- [Records shown]:
— START —
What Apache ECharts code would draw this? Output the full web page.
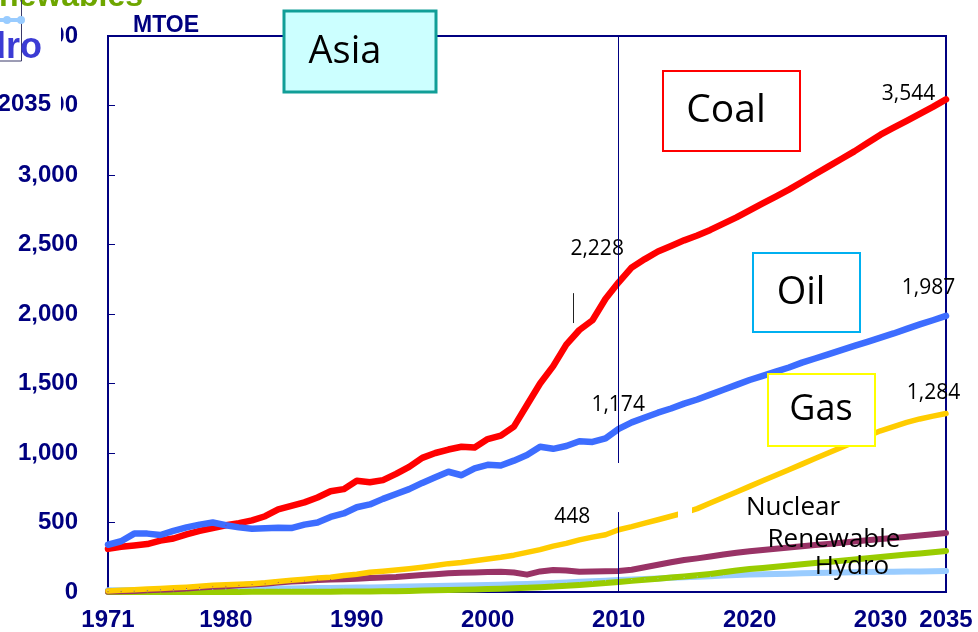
— END —
— START —
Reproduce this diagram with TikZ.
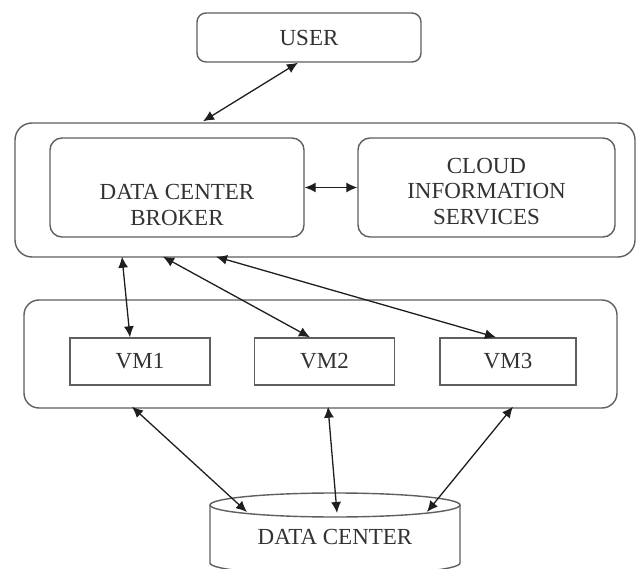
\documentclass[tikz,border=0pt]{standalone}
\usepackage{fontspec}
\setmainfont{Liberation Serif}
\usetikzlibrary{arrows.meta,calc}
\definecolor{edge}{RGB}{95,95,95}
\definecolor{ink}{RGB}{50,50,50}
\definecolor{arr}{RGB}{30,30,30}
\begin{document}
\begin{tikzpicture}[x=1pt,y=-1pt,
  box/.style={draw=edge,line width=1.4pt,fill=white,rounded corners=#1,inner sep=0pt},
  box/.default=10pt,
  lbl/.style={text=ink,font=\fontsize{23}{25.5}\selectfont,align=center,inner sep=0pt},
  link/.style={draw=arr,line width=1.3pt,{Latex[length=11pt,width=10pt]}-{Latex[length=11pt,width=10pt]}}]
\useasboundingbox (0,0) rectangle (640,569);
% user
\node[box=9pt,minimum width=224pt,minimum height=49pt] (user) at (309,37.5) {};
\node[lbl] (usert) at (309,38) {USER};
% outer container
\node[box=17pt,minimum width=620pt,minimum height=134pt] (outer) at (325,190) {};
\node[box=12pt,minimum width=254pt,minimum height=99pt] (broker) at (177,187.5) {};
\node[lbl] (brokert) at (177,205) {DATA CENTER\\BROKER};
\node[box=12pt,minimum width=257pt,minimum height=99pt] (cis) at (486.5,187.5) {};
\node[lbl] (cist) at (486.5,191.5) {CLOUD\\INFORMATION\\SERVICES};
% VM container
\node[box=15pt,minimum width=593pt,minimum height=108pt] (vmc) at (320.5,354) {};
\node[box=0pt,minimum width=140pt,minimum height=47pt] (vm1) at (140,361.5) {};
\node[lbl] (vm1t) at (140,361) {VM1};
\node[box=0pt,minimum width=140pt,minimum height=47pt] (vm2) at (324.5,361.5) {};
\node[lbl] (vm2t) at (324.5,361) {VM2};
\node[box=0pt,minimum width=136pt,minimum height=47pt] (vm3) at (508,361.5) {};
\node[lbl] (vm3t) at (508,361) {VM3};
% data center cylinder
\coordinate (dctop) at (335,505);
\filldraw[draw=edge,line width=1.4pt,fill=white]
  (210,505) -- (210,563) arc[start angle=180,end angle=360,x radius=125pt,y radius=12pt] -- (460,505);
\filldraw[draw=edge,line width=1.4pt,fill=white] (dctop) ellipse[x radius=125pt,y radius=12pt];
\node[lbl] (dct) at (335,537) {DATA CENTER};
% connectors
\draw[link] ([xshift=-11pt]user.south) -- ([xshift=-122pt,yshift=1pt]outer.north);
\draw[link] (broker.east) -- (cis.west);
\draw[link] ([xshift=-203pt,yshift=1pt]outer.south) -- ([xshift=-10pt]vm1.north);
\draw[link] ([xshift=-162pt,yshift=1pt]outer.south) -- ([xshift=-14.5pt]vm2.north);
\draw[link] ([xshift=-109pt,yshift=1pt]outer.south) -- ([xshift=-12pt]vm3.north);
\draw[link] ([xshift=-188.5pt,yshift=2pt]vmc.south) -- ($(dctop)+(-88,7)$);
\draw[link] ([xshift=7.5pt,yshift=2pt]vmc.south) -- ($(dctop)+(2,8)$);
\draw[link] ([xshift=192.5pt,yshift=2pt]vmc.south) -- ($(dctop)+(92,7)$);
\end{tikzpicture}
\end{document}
— END —
- [Problem requirements]:
Pull out all lines in the data above that include "this".

- [Full answer]:
What Apache ECharts code would draw this? Output the full web page.
Reproduce this diagram with TikZ.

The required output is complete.